I cannot share the data used but it could be reproduced by removing a key-value in the fit1.fixef() attribute right after the first-stage estimation on line 217 did2s.py.
What happens is one or more fixed effects cannot be estimated in the first stage fit (for some reason, collinearity between a unique time and unit combination for ex.). This makes some predicted y values be None/np.nan. As a result the second stage residuals _second_u have a smaller dimension than _first_u.

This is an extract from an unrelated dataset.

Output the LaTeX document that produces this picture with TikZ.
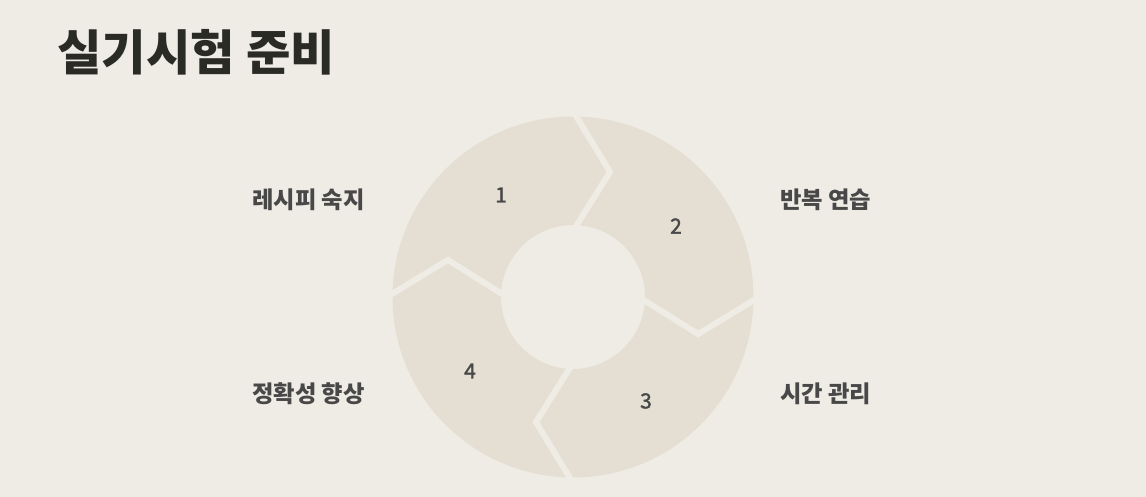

When the did2s.vcov method is then called, I get:
Exception has occurred: ValueError
operands could not be broadcast together with shapes
File "/Users/mcn5r1x/Projects/pyfixest/pyfixest/did/did2s.py", line 372, in _did2s_vcov
second_u *= weights_array
File "/Users/mcn5r1x/Projects/pyfixest/pyfixest/did/did2s.py", line 115, in vcov
data=self._data,
^^^^^^^^^^^^^
...<9 lines>...
first_u=self._first_u,
File "/Users/mcn5r1x/Projects/pyfixest/pyfixest/did/estimation.py", line 117, in event_study
vcov, _G = did2s.vcov()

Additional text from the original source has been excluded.